Lighthouse is likely the most underrated aspect of the HTC Vive. Without it, walking around an environment in a room-scaled space would not be as possible (not without clunky cameras at least); nor would one’s experience feel as seamless, since the tracking might be broken. Lighthouse does a peculiar thing that cameras of other room-scaling don’t. By surrounding the room with non-visible light, the Lighthouse functions as a positional tracking device. For the HTC Vive, it’s spotting the headset, and knowing where it lies in a 3D virtual space. But one artist is using the technology in a different way, without any sort of pesky headset at all.

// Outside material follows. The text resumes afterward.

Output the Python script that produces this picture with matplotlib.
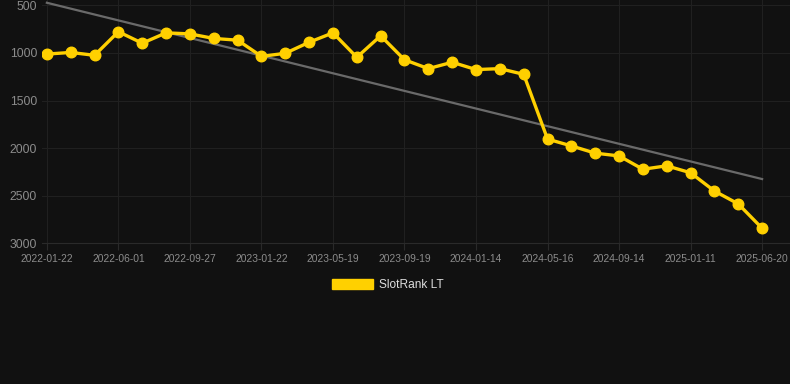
"""
SlotRank LT history chart (dark theme), rank axis inverted.
"""
import matplotlib
matplotlib.use("Agg")
import matplotlib.pyplot as plt
from matplotlib.patches import Patch
import numpy as np

plt.rcParams["font.family"] = ["Liberation Sans", "DejaVu Sans"]

# rank values, one per sample (evenly spaced on the x axis)
ranks = [1012, 995, 1025, 777, 898, 789, 800, 848, 866, 1036, 1004, 888, 789,
         1046, 820, 1072, 1165, 1098, 1175, 1165, 1225, 1905, 1977, 2053,
         2082, 2222, 2186, 2259, 2451, 2586, 2842]
tick_idx = [0, 3, 6, 9, 12, 15, 18, 21, 24, 27, 30]
tick_labels = ["2022-01-22", "2022-06-01", "2022-09-27", "2023-01-22",
               "2023-05-19", "2023-09-19", "2024-01-14", "2024-05-16",
               "2024-09-14", "2025-01-11", "2025-06-20"]
trend_ends = [473, 2325]
y_ticks = [500, 1000, 1500, 2000, 2500, 3000]

BG = "#111111"
GOLD = "#FFD000"

fig = plt.figure(figsize=(7.9, 3.84), dpi=100, facecolor=BG)
ax = fig.add_axes([0.053, 0.3664, 0.947, 0.6336], facecolor=BG)

x = np.arange(len(ranks))
ax.plot([x[0], x[-1]], trend_ends, color="#6a6a6a", lw=1.6, zorder=2)
ax.plot(x, ranks, color=GOLD, lw=2.4, marker="o", ms=7.6, zorder=3)

ax.set_xlim(-0.21, 31.17)
ax.set_ylim(3000, 444)
ax.set_yticks(y_ticks)
ax.set_xticks(tick_idx)
ax.set_xticklabels(tick_labels)

ax.grid(True, color="#202020", lw=0.8)
ax.set_axisbelow(True)
for side in ["top", "right", "left"]:
    ax.spines[side].set_visible(False)
ax.spines["bottom"].set_color("#2a2a2a")
ax.tick_params(axis="y", length=0, pad=3.5, labelsize=8.8, labelcolor="#8c8c8c")
ax.tick_params(axis="x", length=5, color="#2a2a2a", pad=3, labelsize=7.4,
               labelcolor="#8c8c8c")

fig.legend(handles=[Patch(facecolor=GOLD, edgecolor=GOLD)], labels=["SlotRank LT"],
           loc="center", bbox_to_anchor=(0.491, 0.258), frameon=False,
           fontsize=8.6, labelcolor="#dddddd", handlelength=3.4, handleheight=0.95,
           handletextpad=0.5)

fig.savefig("out.png", dpi=100, facecolor=BG)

「Invisible Sculpture – 不可視彫像」は実はHTC ViveのLighthouseテクノロジーを応用してます。
— 坪倉輝明@メディアアーティスト (@kohack_v) November 27, 2016
The project “Invisible Sculpture” employs a Lighthouse in the same way one would for a VR set-up: except there’s no headset to speak of. Created by artist and creative technologist Teruaki Tsubokura, who recently introduced the joke idea for a Hololens meet-up app entitled My Hachiko, Lighthouse instead is used to reveal invisible sculptures on seemingly empty podiums in a dark room—their silhouettes revealed by the mere flash of a flashlight. Instead of being revealed through a head-mounted display like the Vive headset, their 3D shapes are revealed in the space itself through shining a light.
This also remedies one of the persistent problems of art installations in VR: isolation. Instead of only one person being able to see 3D shapes in a space, which is likely the case in a VR-specific display, Lighthouse’s technology reveals all of it for viewers to appreciate. Even if it is perceived as invisible at first glance.